Gather all lines with "this" from the records.
-- BEGIN --
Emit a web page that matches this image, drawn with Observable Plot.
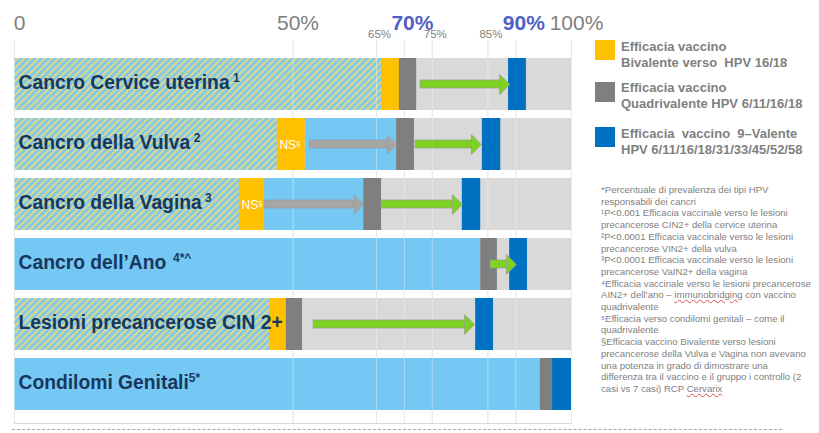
<!DOCTYPE html>
<html><head><meta charset="utf-8">
<script src="https://cdn.jsdelivr.net/npm/d3@7"></script>
<script src="https://cdn.jsdelivr.net/npm/@observablehq/plot@0.6"></script>
<style>
body{margin:0;background:#fff;font-family:"Liberation Sans",Arial,sans-serif;}
#wrap{position:relative;width:819px;height:433px;overflow:hidden;background:#fff;}
#chart{position:absolute;left:0;top:0;}
.sw{position:absolute;left:595px;width:20px;height:20px;}
.leg{position:absolute;left:621px;font-weight:bold;font-size:13px;color:#7f7f7f;line-height:15.5px;white-space:nowrap;}
#notes{position:absolute;left:601px;top:184px;font-size:9.6px;line-height:11.7px;color:#7f7f7f;letter-spacing:0px;white-space:nowrap;}
.sq{text-decoration:underline wavy #e05050;text-decoration-thickness:1px;}
#dash{position:absolute;left:12px;top:429px;width:770px;border-top:1px dashed #a6a6a6;}
</style></head>
<body><div id="wrap"><div id="chart"></div>
<div class="sw" style="top:40px;background:#ffc000"></div>
<div class="leg" style="top:39px">Efficacia vaccino<br>Bivalente verso&nbsp; HPV 16/18</div>
<div class="sw" style="top:82px;background:#7f7f7f"></div>
<div class="leg" style="top:80px">Efficacia vaccino<br>Quadrivalente HPV 6/11/16/18</div>
<div class="sw" style="top:127px;background:#0070c0"></div>
<div class="leg" style="top:126px">Efficacia&nbsp; vaccino&nbsp; 9–Valente<br>HPV 6/11/16/18/31/33/45/52/58</div>
<div id="notes">*Percentuale di prevalenza dei tipi HPV<br>responsabili dei cancri<br>¹P&lt;0.001 Efficacia vaccinale verso le lesioni<br>precancerose CIN2+ della cervice uterina<br>²P&lt;0.0001 Efficacia vaccinale verso le lesioni<br>precancerose VIN2+ della vulva<br>³P&lt;0.0001 Efficacia vaccinale verso le lesioni<br>precancerose VaIN2+ della vagina<br>⁴Efficacia vaccinale verso le lesioni precancerose<br>AIN2+ dell’ano – <span class="sq">immunobridging</span> con vaccino<br>quadrivalente<br>⁵Efficacia verso condilomi genitali – come il<br>quadrivalente<br>§Efficacia vaccino Bivalente verso lesioni<br>precancerose della Vulva e Vagina non avevano<br>una potenza in grado di dimostrare una<br>differenza tra il vaccino e il gruppo i controllo (2<br>casi vs 7 casi) RCP <span class="sq">Cervarix</span></div>
<div id="dash"></div>
</div>
<script>
const rows = ["Cancro Cervice uterina","Cancro della Vulva","Cancro della Vagina","Cancro dell’Ano","Lesioni precancerose CIN 2+","Condilomi Genitali"];
const rowSup = [" 1"," 2"," 3","  4*^","","5*"];
const hatched = [true,true,true,false,true,false];
const prevalence = [65.9,47.2,40.4,83.7,45.8,94.4];
const bivalentEnd = [69.1,52.2,44.9,null,48.8,null];
const quadStart = [69.1,68.6,62.7,83.7,48.8,94.4];
const quadEnd = [72.2,71.8,65.9,86.7,51.7,96.6];
const nineStart = [88.7,84.0,80.4,88.9,82.8,96.6];
const nineEnd = [91.9,87.3,83.7,92.1,86.0,100];
const nsRows = [false,true,true,false,false,false];
const greyArrowFrom = [null,53.0,44.9,null,null,null];
const greyArrowTo = [null,68.6,62.7,null,null,null];
const greenArrowFrom = [72.9,72.0,65.9,85.5,53.7,null];
const greenArrowTo = [88.9,83.8,80.4,90.1,82.6,null];
const majorTicks = [0,50,100], majorLabels = ["0","50%","100%"];
const keyTicks = [70,90], keyLabels = ["70%","90%"];
const minorTicks = [65,75,85], minorLabels = ["65%","75%","85%"];
const gridTicks = [0,50,65,70,75,85,90,100];

const table = rows.map((row,i)=>({row, sup:rowSup[i], hatched:hatched[i], prev:prevalence[i],
  biv:bivalentEnd[i], q0:quadStart[i], q1:quadEnd[i], n0:nineStart[i], n1:nineEnd[i], ns:nsRows[i],
  ga0:greyArrowFrom[i], ga1:greyArrowTo[i], gr0:greenArrowFrom[i], gr1:greenArrowTo[i]}));

const head = {draw(ctx, size){ const r = Math.sqrt(size/Math.PI); ctx.moveTo(0,0); ctx.lineTo(-r,-r); ctx.lineTo(-r,r); ctx.closePath(); }};
const GREEN = "#7ed321", GREYA = "#a6a6a6", LB = "#75c8f3";
const shaftInset = 22;

const plot = Plot.plot({
  width: 612, height: 433, marginLeft: 14, marginRight: 41, marginTop: 40, marginBottom: 10,
  style: {fontFamily: "Liberation Sans, Arial, sans-serif", background: "transparent"},
  x: {domain: [0,100], axis: null},
  y: {domain: rows, axis: null, paddingInner: 0.13, paddingOuter: 0.205, align: 0.6},
  marks: [
    Plot.ruleX(gridTicks, {x: d=>d, stroke: "#d9d9d9", strokeWidth: 1}),
    Plot.frame({anchor: "bottom", stroke: "#d9d9d9"}),
    Plot.barX(table, {y: "row", x1: d=>0, x2: d=>100, fill: "#d9d9d9"}),
    Plot.barX(table.filter(d=>d.hatched), {y: "row", x1: d=>0, x2: "prev", fill: "url(#hatch)"}),
    Plot.barX(table.filter(d=>!d.hatched), {y: "row", x1: d=>0, x2: "prev", fill: LB}),
    Plot.barX(table.filter(d=>d.biv!=null && d.q0 > d.biv), {y: "row", x1: "biv", x2: "q0", fill: LB}),
    Plot.ruleX(gridTicks, {x: d=>d, stroke: "#ffffff", strokeOpacity: 0.4, strokeWidth: 1}),
    Plot.barX(table.filter(d=>d.biv!=null), {y: "row", x1: "prev", x2: "biv", fill: "#ffc000"}),
    Plot.barX(table, {y: "row", x1: "q0", x2: "q1", fill: "#7f7f7f"}),
    Plot.barX(table, {y: "row", x1: "n0", x2: "n1", fill: "#0070c0"}),
    Plot.barX(table.filter(d=>d.ga0!=null), {y: "row", x1: "ga0", x2: "ga1", insetTop: shaftInset, insetBottom: shaftInset, insetRight: 9, fill: GREYA, stroke: "#9a9a9a", strokeWidth: 0.6}),
    Plot.dot(table.filter(d=>d.ga0!=null), {y: "row", x: "ga1", symbol: head, r: 9.5, fill: GREYA, stroke: "#999", strokeWidth: 0.6}),
    Plot.barX(table.filter(d=>d.gr0!=null), {y: "row", x1: "gr0", x2: "gr1", insetTop: shaftInset, insetBottom: shaftInset, insetRight: 9, fill: GREEN, stroke: "#9aa08f", strokeWidth: 0.8}),
    Plot.dot(table.filter(d=>d.gr0!=null), {y: "row", x: "gr1", symbol: head, r: 10, fill: GREEN, stroke: "#9aa08f", strokeWidth: 0.8}),
    Plot.text(table.filter(d=>d.ns), {y: "row", x: "prev", text: d=>"NS", textAnchor: "start", dx: 2, dy: 1, fill: "#fff", fontSize: 12}),
    Plot.text(table, {y: "row", x: d=>0, text: "row", textAnchor: "start", dx: 4, dy: -2, fill: "#17375e", fontSize: 19.3, fontWeight: "bold"}),
    Plot.text(majorTicks, {x: d=>d, text: (d,i)=>majorLabels[i], frameAnchor: "top", dy: -25, dx: 5, fontSize: 21, fill: "#7f7f7f"}),
    Plot.text(keyTicks, {x: d=>d, text: (d,i)=>keyLabels[i], frameAnchor: "top", dy: -25, dx: 8, fontSize: 21, fontWeight: "bold", fill: "#4f5fc4"}),
    Plot.text(minorTicks, {x: d=>d, text: (d,i)=>minorLabels[i], frameAnchor: "top", dy: -11, dx: 3, fontSize: 11.5, fill: "#7f7f7f"})
  ]
});
document.getElementById("chart").appendChild(plot);
const svg = d3.select(plot);
svg.insert("defs", ":first-child").html(
  '<pattern id="hatch" patternUnits="userSpaceOnUse" width="4.8" height="4.8" patternTransform="rotate(45)">' +
  '<rect width="4.8" height="4.8" fill="#7fc8ec"/><rect width="2.1" height="4.8" fill="#dcd88a"/></pattern>');
svg.selectAll("text").each(function(){
  const t = this.textContent;
  const i = rows.indexOf(t);
  if (i >= 0 && rowSup[i]) {
    d3.select(this).append("tspan").attr("font-size", 12).attr("font-weight", "bold").attr("dy", -7).text(rowSup[i]);
  } else if (t === "NS") {
    d3.select(this).append("tspan").attr("font-size", 8).attr("dy", -3).text("§");
  }
});
</script></body></html>
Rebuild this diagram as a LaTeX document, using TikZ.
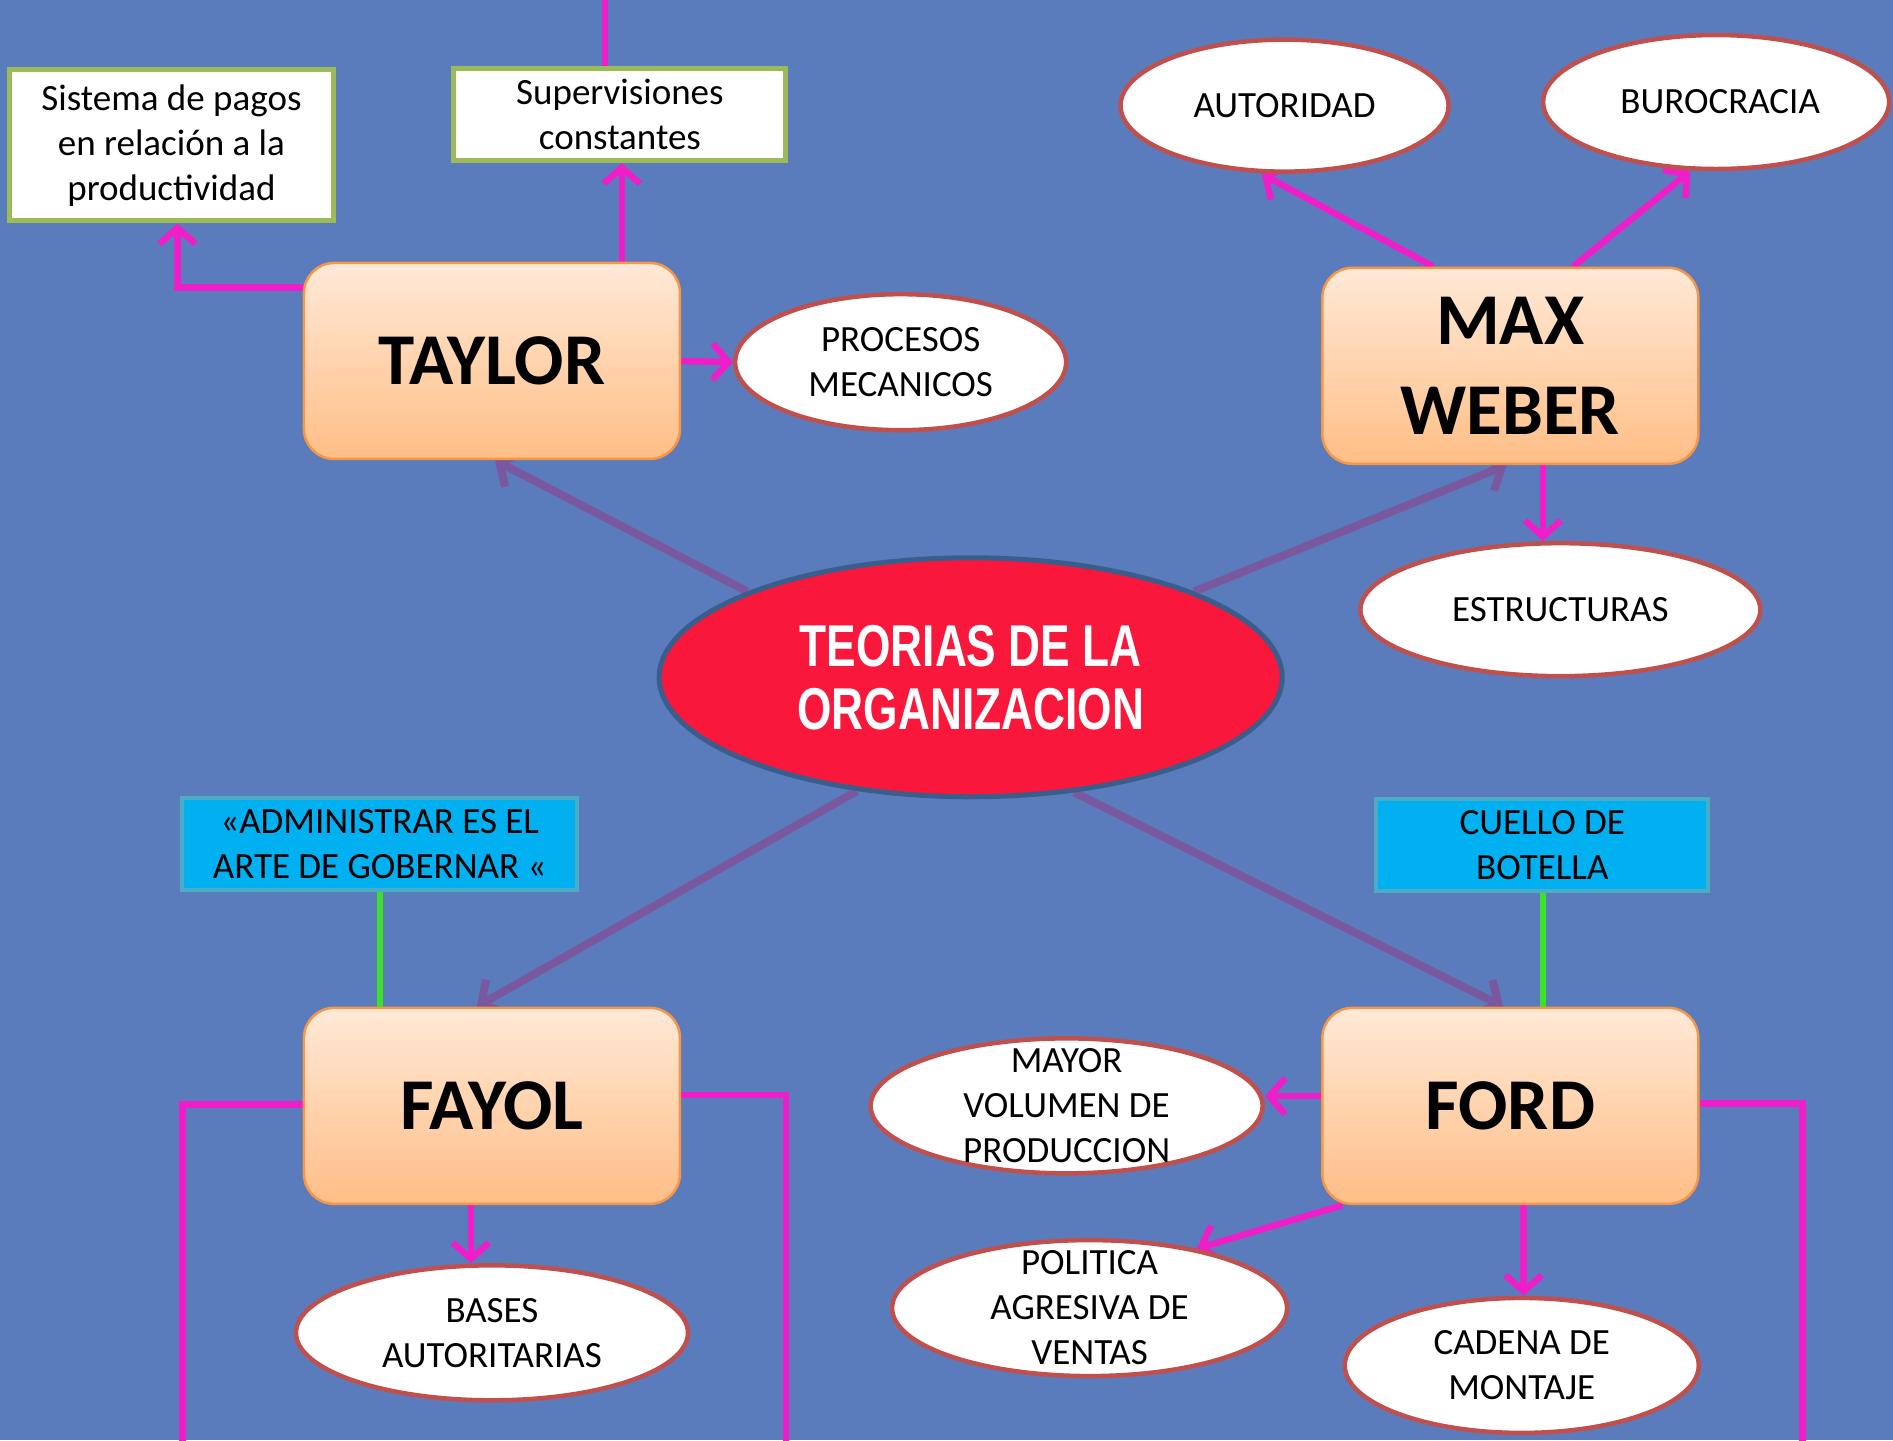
\documentclass[tikz,border=0pt]{standalone}
\usepackage{fontspec}
\setmainfont{Carlito}
\newfontfamily\cenfont[FakeStretch=0.75]{Liberation Sans}
\usetikzlibrary{shapes.geometric,arrows.meta,calc}
\pgfdeclarelayer{back}
\pgfdeclarelayer{conn}
\pgfsetlayers{back,conn,main}
\definecolor{cBg}{RGB}{90,124,188}
\definecolor{cPink}{RGB}{240,30,200}
\definecolor{cPurple}{RGB}{122,88,160}
\definecolor{cGreen}{RGB}{60,225,40}
\definecolor{cEll}{RGB}{192,80,77}
\definecolor{cOrTop}{RGB}{255,233,215}
\definecolor{cOrBot}{RGB}{255,190,134}
\definecolor{cOrB}{RGB}{247,150,70}
\definecolor{cCyan}{RGB}{0,176,240}
\definecolor{cCyanB}{RGB}{75,172,198}
\definecolor{cBoxGreen}{RGB}{155,187,89}
\definecolor{cRed}{RGB}{249,23,59}
\definecolor{cRedB}{RGB}{58,94,140}
\tikzset{
  ovalshape/.style={ellipse, draw=cEll, line width=4.5pt, fill=white, inner sep=0pt},
  ovaltext/.style={align=center, font=\fontsize{37}{45}\selectfont, inner sep=0pt},
  orbox/.style={rectangle, rounded corners=30pt, draw=cOrB, line width=2.5pt,
    top color=cOrTop, bottom color=cOrBot, minimum width=376pt, minimum height=196pt,
    align=center, font=\fontsize{73}{90}\selectfont\bfseries, inner sep=0pt},
  wbox/.style={rectangle, draw=cBoxGreen, line width=5pt, fill=white, align=center,
    font=\fontsize{37}{45}\selectfont, inner sep=0pt},
  cbox/.style={rectangle, draw=cCyanB, line width=4pt, fill=cCyan, align=center,
    font=\fontsize{37}{45}\selectfont, inner sep=0pt, minimum height=92pt},
  pk/.style={draw=cPink, line width=6.5pt},
  pka/.style={pk, -{Straight Barb[length=16pt,width=36pt]}},
  pua/.style={draw=cPurple, line width=8pt, -{Straight Barb[length=16pt,width=38pt]}},
  gr/.style={draw=cGreen, line width=6pt}
}
\begin{document}
\begin{tikzpicture}[x=1.2073pt, y=-1.2073pt]
\useasboundingbox (0,0) rectangle (1568,1193);
\clip (0,0) rectangle (1568,1193);
\begin{pgfonlayer}{back}
\fill[cBg] (0,0) rectangle (1568,1193);
\end{pgfonlayer}

% central
\node[ellipse, fill=cRed, draw=cRedB, line width=5pt, minimum width=623pt, minimum height=239pt,
  inner sep=0pt, font=\cenfont\bfseries\fontsize{59}{63}\selectfont, text=white, align=center]
  (cen) at (804,561) {TEORIAS DE LA\\ORGANIZACION};

% main boxes
\node[orbox] (taylor) at (407.5,299) {TAYLOR};
\node[orbox] (weber) at (1251,303) {MAX\\WEBER};
\node[orbox] (fayol) at (407.5,916) {FAYOL};
\node[orbox] (ford) at (1251,916) {FORD};

% white rectangles
\node[wbox, minimum width=324pt, minimum height=151pt] (sis) at (142,120.5)
  {Sistema de pagos\\en relación a la\\productividad};
\node[wbox, minimum width=332pt, minimum height=92pt] (sup) at (513.5,95)
  {Supervisiones\\constantes};

% cyan rectangles
\node[cbox, minimum width=395pt] (adm) at (314.5,699) {«ADMINISTRAR ES EL\\ARTE DE GOBERNAR «};
\node[cbox, minimum width=332pt] (cue) at (1277.5,700) {CUELLO DE\\BOTELLA};

% ellipses
\node[ovalshape, minimum width=331pt, minimum height=136pt] (proc) at (746,300) {};
\node[ovaltext] (proct) at (proc) {PROCESOS\\MECANICOS};
\node[ovalshape, minimum width=328pt, minimum height=132pt] (aut) at (1064,87.5) {};
\node[ovaltext] (autt) at (aut) {AUTORIDAD};
\node[ovalshape, minimum width=346pt, minimum height=134pt] (bur) at (1421.5,84.5) {};
\node[ovaltext] (burt) at ([xshift=4pt]bur) {BUROCRACIA};
\node[ovalshape, minimum width=400pt, minimum height=133pt] (est) at (1292.5,505) {};
\node[ovaltext] (estt) at (est) {ESTRUCTURAS};
\node[ovalshape, minimum width=392pt, minimum height=135pt] (bas) at (407.5,1104) {};
\node[ovaltext] (bast) at (bas) {BASES\\AUTORITARIAS};
\node[ovalshape, minimum width=392pt, minimum height=135pt] (may) at (883.5,916) {};
\node[ovaltext] (mayt) at (may) {MAYOR\\VOLUMEN DE\\PRODUCCION};
\node[ovalshape, minimum width=395pt, minimum height=136pt] (pol) at (902.5,1083.5) {};
\node[ovaltext] (polt) at (pol) {POLITICA\\AGRESIVA DE\\VENTAS};
\node[ovalshape, minimum width=354pt, minimum height=135pt] (cad) at (1260.5,1131) {};
\node[ovaltext] (cadt) at (cad) {CADENA DE\\MONTAJE};

% free ends
\coordinate (topend) at (501,-5);
\coordinate (fl) at (151,1200);
\coordinate (fr) at (651,1200);
\coordinate (fdr) at (1493,1200);

\begin{pgfonlayer}{conn}
\draw[pk] (topend) -- (sup.north -| topend);
\draw[pka] (taylor.west |- 0,238) -| (sis.south -| 147,0);
\draw[pka] (taylor.north -| 515,0) -- (sup.south -| 515,0);
\draw[pka] (taylor.east) -- (proc.west);
\draw[pka] (weber.north -| 1187,0) -- (aut.south -| 1045,0);
\draw[pka] (weber.north -| 1303,0) -- (bur.south -| 1400,0);
\draw[pka] (weber.south -| 1278,0) -- (est.north -| 1278,0);
\draw[pua] (cen.159) -- (taylor.south -| 410,0);
\draw[pua] (cen.21) -- (weber.south -| 1248,0);
\draw[pua] (cen.225) -- (fayol.north -| 395,0);
\draw[pua] (cen.312) -- (ford.north -| 1245,0);
\draw[gr] (adm.south -| 315,0) -- (fayol.north -| 315,0);
\draw[gr] (cue.south -| 1278,0) -- (ford.north -| 1278,0);
\draw[pk] (fayol.west |- 0,915) -| (fl);
\draw[pk] (fayol.east |- 0,907) -| (fr);
\draw[pka] (fayol.south -| 390,0) -- (bas.north -| 390,0);
\draw[pka] (ford.west |- 0,908) -- (may.east |- 0,908);
\draw[pka] (ford.south -| 1112,0) -- (pol.29);
\draw[pka] (ford.south -| 1262,0) -- (cad.north -| 1262,0);
\draw[pk] (ford.east |- 0,914) -| (fdr);
\end{pgfonlayer}
\end{tikzpicture}
\end{document}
-- END --
▶ Exercise answer
Emit a web page that matches this image, drawn with Observable Plot.
  const t = this.textContent;
    d3.select(this).append("tspan").attr("font-size", 12).attr("font-weight", "bold").attr("dy", -7).text(rowSup[i]);
    d3.select(this).append("tspan").attr("font-size", 8).attr("dy", -3).text("§");
Rebuild this diagram as a LaTeX document, using TikZ.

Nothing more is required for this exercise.